> [GIVEN RECORDS]:
— START —

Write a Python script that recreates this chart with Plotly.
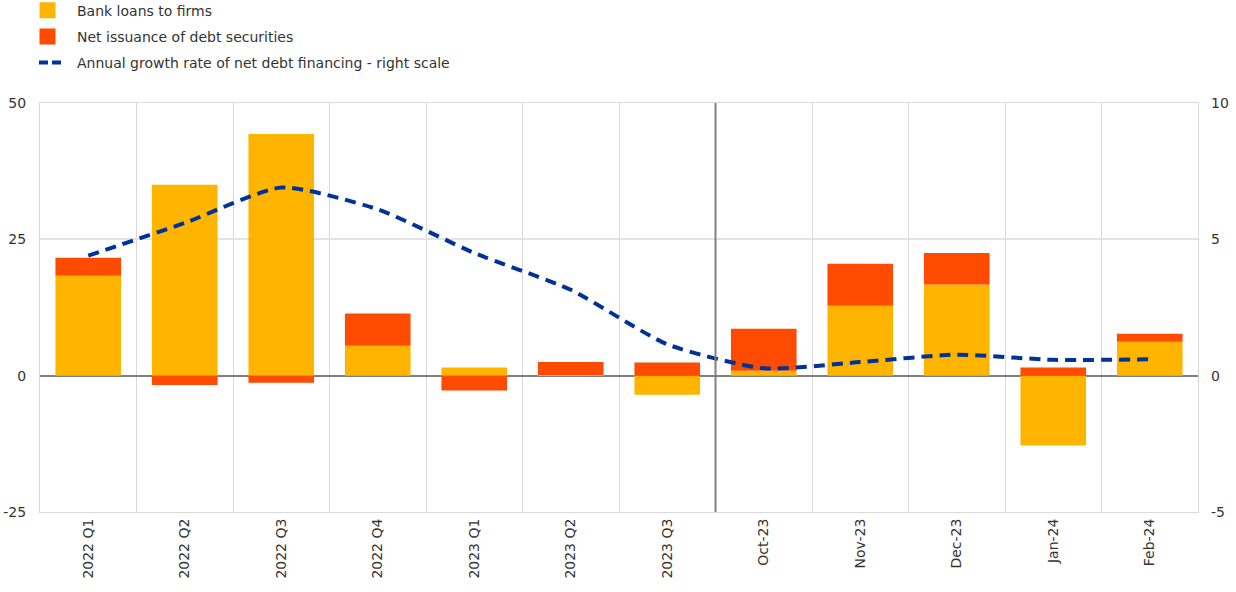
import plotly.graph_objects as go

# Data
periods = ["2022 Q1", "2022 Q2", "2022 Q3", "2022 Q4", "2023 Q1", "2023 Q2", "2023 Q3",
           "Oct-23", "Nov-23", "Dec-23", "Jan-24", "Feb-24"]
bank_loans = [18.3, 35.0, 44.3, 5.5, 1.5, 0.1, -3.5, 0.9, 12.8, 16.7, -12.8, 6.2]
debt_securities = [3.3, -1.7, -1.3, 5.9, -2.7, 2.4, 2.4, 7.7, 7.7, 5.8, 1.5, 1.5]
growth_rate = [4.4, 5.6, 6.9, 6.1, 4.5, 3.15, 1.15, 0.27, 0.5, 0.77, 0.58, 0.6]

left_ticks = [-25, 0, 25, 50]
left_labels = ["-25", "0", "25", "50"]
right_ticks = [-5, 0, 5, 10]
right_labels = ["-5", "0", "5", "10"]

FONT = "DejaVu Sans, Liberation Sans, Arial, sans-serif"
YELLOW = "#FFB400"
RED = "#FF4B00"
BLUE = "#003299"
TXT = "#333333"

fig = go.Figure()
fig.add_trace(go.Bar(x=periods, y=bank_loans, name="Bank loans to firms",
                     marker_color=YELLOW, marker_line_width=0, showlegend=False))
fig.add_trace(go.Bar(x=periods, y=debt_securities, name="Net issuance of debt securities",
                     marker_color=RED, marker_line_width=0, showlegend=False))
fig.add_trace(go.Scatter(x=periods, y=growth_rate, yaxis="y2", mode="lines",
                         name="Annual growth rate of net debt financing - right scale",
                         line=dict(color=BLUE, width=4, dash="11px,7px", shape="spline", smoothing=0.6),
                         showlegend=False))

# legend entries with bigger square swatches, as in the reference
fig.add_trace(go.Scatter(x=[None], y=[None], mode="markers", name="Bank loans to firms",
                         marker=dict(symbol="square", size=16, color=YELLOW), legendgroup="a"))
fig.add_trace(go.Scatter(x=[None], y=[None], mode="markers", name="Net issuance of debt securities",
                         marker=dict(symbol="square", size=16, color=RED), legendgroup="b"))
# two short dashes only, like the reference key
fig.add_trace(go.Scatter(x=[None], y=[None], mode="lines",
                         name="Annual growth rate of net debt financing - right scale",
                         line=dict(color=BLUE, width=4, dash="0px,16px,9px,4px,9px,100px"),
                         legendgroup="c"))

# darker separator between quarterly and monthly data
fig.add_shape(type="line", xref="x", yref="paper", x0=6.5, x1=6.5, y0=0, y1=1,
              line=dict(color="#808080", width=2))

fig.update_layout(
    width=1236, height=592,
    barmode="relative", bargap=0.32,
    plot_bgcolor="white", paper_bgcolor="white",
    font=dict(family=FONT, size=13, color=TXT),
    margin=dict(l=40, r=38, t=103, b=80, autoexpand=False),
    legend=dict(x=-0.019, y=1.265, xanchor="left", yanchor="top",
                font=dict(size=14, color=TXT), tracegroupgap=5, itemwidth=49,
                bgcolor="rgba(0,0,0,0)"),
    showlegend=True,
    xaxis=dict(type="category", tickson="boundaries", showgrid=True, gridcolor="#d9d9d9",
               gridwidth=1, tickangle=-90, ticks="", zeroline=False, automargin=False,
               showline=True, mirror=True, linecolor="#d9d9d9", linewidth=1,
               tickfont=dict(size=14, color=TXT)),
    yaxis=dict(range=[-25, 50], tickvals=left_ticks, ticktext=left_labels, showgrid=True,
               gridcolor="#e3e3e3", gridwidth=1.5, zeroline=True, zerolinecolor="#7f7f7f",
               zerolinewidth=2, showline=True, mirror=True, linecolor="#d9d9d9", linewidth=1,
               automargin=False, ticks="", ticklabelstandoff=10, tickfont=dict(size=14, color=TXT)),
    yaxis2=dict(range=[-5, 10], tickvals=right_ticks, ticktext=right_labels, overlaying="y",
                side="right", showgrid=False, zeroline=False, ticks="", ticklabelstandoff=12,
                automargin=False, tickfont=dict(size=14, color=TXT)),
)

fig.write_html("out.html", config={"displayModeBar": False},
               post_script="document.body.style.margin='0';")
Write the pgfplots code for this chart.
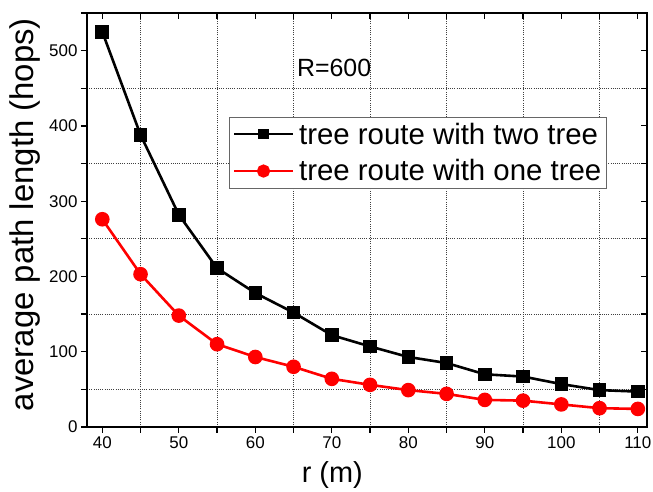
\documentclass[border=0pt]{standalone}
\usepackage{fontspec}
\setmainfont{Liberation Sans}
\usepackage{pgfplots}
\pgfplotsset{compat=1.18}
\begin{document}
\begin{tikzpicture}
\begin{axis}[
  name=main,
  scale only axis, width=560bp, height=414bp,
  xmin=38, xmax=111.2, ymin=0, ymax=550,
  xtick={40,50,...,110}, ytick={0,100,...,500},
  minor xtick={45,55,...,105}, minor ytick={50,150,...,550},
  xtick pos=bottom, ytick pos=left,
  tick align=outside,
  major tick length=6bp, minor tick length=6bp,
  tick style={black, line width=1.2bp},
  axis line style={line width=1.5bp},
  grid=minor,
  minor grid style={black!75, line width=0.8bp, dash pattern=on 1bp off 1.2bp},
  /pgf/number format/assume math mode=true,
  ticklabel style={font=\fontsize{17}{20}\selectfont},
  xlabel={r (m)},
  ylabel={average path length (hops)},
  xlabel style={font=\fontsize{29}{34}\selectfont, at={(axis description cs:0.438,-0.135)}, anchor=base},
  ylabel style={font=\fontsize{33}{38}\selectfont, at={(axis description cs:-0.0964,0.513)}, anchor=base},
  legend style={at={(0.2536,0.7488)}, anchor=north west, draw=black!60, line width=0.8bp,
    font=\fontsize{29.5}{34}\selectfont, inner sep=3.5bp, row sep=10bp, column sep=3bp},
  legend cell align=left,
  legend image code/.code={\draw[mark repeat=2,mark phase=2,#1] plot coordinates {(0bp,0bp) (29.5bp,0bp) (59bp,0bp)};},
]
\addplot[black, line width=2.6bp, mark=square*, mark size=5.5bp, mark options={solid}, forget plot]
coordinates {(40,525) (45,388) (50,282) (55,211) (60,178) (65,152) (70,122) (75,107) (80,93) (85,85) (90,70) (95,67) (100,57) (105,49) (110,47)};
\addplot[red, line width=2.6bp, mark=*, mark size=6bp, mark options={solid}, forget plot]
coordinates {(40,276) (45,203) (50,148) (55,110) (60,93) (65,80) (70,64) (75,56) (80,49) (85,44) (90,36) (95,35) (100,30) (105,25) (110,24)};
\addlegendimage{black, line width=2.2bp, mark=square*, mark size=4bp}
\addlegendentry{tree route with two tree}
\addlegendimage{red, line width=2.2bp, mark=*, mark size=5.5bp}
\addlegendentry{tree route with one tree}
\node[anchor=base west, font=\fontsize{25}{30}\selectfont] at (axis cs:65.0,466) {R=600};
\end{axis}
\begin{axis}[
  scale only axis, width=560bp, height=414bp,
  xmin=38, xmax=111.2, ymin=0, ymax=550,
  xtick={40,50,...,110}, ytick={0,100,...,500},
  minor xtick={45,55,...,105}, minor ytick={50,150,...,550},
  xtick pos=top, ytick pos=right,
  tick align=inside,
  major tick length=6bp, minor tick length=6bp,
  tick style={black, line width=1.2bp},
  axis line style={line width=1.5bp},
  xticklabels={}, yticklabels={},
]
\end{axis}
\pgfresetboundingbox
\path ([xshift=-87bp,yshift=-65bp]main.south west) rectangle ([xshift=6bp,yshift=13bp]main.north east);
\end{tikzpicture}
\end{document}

— END —

> [SET EXERCISE]: Reproduce the data above in full, exactly as it is, with the pictures left out.

> [SOLUTION TO THIS EXERCISE]:
Write a Python script that recreates this chart with Plotly.
import plotly.graph_objects as go

# Data
periods = ["2022 Q1", "2022 Q2", "2022 Q3", "2022 Q4", "2023 Q1", "2023 Q2", "2023 Q3",
           "Oct-23", "Nov-23", "Dec-23", "Jan-24", "Feb-24"]
bank_loans = [18.3, 35.0, 44.3, 5.5, 1.5, 0.1, -3.5, 0.9, 12.8, 16.7, -12.8, 6.2]
debt_securities = [3.3, -1.7, -1.3, 5.9, -2.7, 2.4, 2.4, 7.7, 7.7, 5.8, 1.5, 1.5]
growth_rate = [4.4, 5.6, 6.9, 6.1, 4.5, 3.15, 1.15, 0.27, 0.5, 0.77, 0.58, 0.6]

left_ticks = [-25, 0, 25, 50]
left_labels = ["-25", "0", "25", "50"]
right_ticks = [-5, 0, 5, 10]
right_labels = ["-5", "0", "5", "10"]

FONT = "DejaVu Sans, Liberation Sans, Arial, sans-serif"
YELLOW = "#FFB400"
RED = "#FF4B00"
BLUE = "#003299"
TXT = "#333333"

fig = go.Figure()
fig.add_trace(go.Bar(x=periods, y=bank_loans, name="Bank loans to firms",
                     marker_color=YELLOW, marker_line_width=0, showlegend=False))
fig.add_trace(go.Bar(x=periods, y=debt_securities, name="Net issuance of debt securities",
                     marker_color=RED, marker_line_width=0, showlegend=False))
fig.add_trace(go.Scatter(x=periods, y=growth_rate, yaxis="y2", mode="lines",
                         name="Annual growth rate of net debt financing - right scale",
                         line=dict(color=BLUE, width=4, dash="11px,7px", shape="spline", smoothing=0.6),
                         showlegend=False))

# legend entries with bigger square swatches, as in the reference
fig.add_trace(go.Scatter(x=[None], y=[None], mode="markers", name="Bank loans to firms",
                         marker=dict(symbol="square", size=16, color=YELLOW), legendgroup="a"))
fig.add_trace(go.Scatter(x=[None], y=[None], mode="markers", name="Net issuance of debt securities",
                         marker=dict(symbol="square", size=16, color=RED), legendgroup="b"))
# two short dashes only, like the reference key
fig.add_trace(go.Scatter(x=[None], y=[None], mode="lines",
                         name="Annual growth rate of net debt financing - right scale",
                         line=dict(color=BLUE, width=4, dash="0px,16px,9px,4px,9px,100px"),
                         legendgroup="c"))

# darker separator between quarterly and monthly data
fig.add_shape(type="line", xref="x", yref="paper", x0=6.5, x1=6.5, y0=0, y1=1,
              line=dict(color="#808080", width=2))

fig.update_layout(
    width=1236, height=592,
    barmode="relative", bargap=0.32,
    plot_bgcolor="white", paper_bgcolor="white",
    font=dict(family=FONT, size=13, color=TXT),
    margin=dict(l=40, r=38, t=103, b=80, autoexpand=False),
    legend=dict(x=-0.019, y=1.265, xanchor="left", yanchor="top",
                font=dict(size=14, color=TXT), tracegroupgap=5, itemwidth=49,
                bgcolor="rgba(0,0,0,0)"),
    showlegend=True,
    xaxis=dict(type="category", tickson="boundaries", showgrid=True, gridcolor="#d9d9d9",
               gridwidth=1, tickangle=-90, ticks="", zeroline=False, automargin=False,
               showline=True, mirror=True, linecolor="#d9d9d9", linewidth=1,
               tickfont=dict(size=14, color=TXT)),
    yaxis=dict(range=[-25, 50], tickvals=left_ticks, ticktext=left_labels, showgrid=True,
               gridcolor="#e3e3e3", gridwidth=1.5, zeroline=True, zerolinecolor="#7f7f7f",
               zerolinewidth=2, showline=True, mirror=True, linecolor="#d9d9d9", linewidth=1,
               automargin=False, ticks="", ticklabelstandoff=10, tickfont=dict(size=14, color=TXT)),
    yaxis2=dict(range=[-5, 10], tickvals=right_ticks, ticktext=right_labels, overlaying="y",
                side="right", showgrid=False, zeroline=False, ticks="", ticklabelstandoff=12,
                automargin=False, tickfont=dict(size=14, color=TXT)),
)

fig.write_html("out.html", config={"displayModeBar": False},
               post_script="document.body.style.margin='0';")
Write the pgfplots code for this chart.
\documentclass[border=0pt]{standalone}
\usepackage{fontspec}
\setmainfont{Liberation Sans}
\usepackage{pgfplots}
\pgfplotsset{compat=1.18}
\begin{document}
\begin{tikzpicture}
\begin{axis}[
  name=main,
  scale only axis, width=560bp, height=414bp,
  xmin=38, xmax=111.2, ymin=0, ymax=550,
  xtick={40,50,...,110}, ytick={0,100,...,500},
  minor xtick={45,55,...,105}, minor ytick={50,150,...,550},
  xtick pos=bottom, ytick pos=left,
  tick align=outside,
  major tick length=6bp, minor tick length=6bp,
  tick style={black, line width=1.2bp},
  axis line style={line width=1.5bp},
  grid=minor,
  minor grid style={black!75, line width=0.8bp, dash pattern=on 1bp off 1.2bp},
  /pgf/number format/assume math mode=true,
  ticklabel style={font=\fontsize{17}{20}\selectfont},
  xlabel={r (m)},
  ylabel={average path length (hops)},
  xlabel style={font=\fontsize{29}{34}\selectfont, at={(axis description cs:0.438,-0.135)}, anchor=base},
  ylabel style={font=\fontsize{33}{38}\selectfont, at={(axis description cs:-0.0964,0.513)}, anchor=base},
  legend style={at={(0.2536,0.7488)}, anchor=north west, draw=black!60, line width=0.8bp,
    font=\fontsize{29.5}{34}\selectfont, inner sep=3.5bp, row sep=10bp, column sep=3bp},
  legend cell align=left,
  legend image code/.code={\draw[mark repeat=2,mark phase=2,#1] plot coordinates {(0bp,0bp) (29.5bp,0bp) (59bp,0bp)};},
]
\addplot[black, line width=2.6bp, mark=square*, mark size=5.5bp, mark options={solid}, forget plot]
coordinates {(40,525) (45,388) (50,282) (55,211) (60,178) (65,152) (70,122) (75,107) (80,93) (85,85) (90,70) (95,67) (100,57) (105,49) (110,47)};
\addplot[red, line width=2.6bp, mark=*, mark size=6bp, mark options={solid}, forget plot]
coordinates {(40,276) (45,203) (50,148) (55,110) (60,93) (65,80) (70,64) (75,56) (80,49) (85,44) (90,36) (95,35) (100,30) (105,25) (110,24)};
\addlegendimage{black, line width=2.2bp, mark=square*, mark size=4bp}
\addlegendentry{tree route with two tree}
\addlegendimage{red, line width=2.2bp, mark=*, mark size=5.5bp}
\addlegendentry{tree route with one tree}
\node[anchor=base west, font=\fontsize{25}{30}\selectfont] at (axis cs:65.0,466) {R=600};
\end{axis}
\begin{axis}[
  scale only axis, width=560bp, height=414bp,
  xmin=38, xmax=111.2, ymin=0, ymax=550,
  xtick={40,50,...,110}, ytick={0,100,...,500},
  minor xtick={45,55,...,105}, minor ytick={50,150,...,550},
  xtick pos=top, ytick pos=right,
  tick align=inside,
  major tick length=6bp, minor tick length=6bp,
  tick style={black, line width=1.2bp},
  axis line style={line width=1.5bp},
  xticklabels={}, yticklabels={},
]
\end{axis}
\pgfresetboundingbox
\path ([xshift=-87bp,yshift=-65bp]main.south west) rectangle ([xshift=6bp,yshift=13bp]main.north east);
\end{tikzpicture}
\end{document}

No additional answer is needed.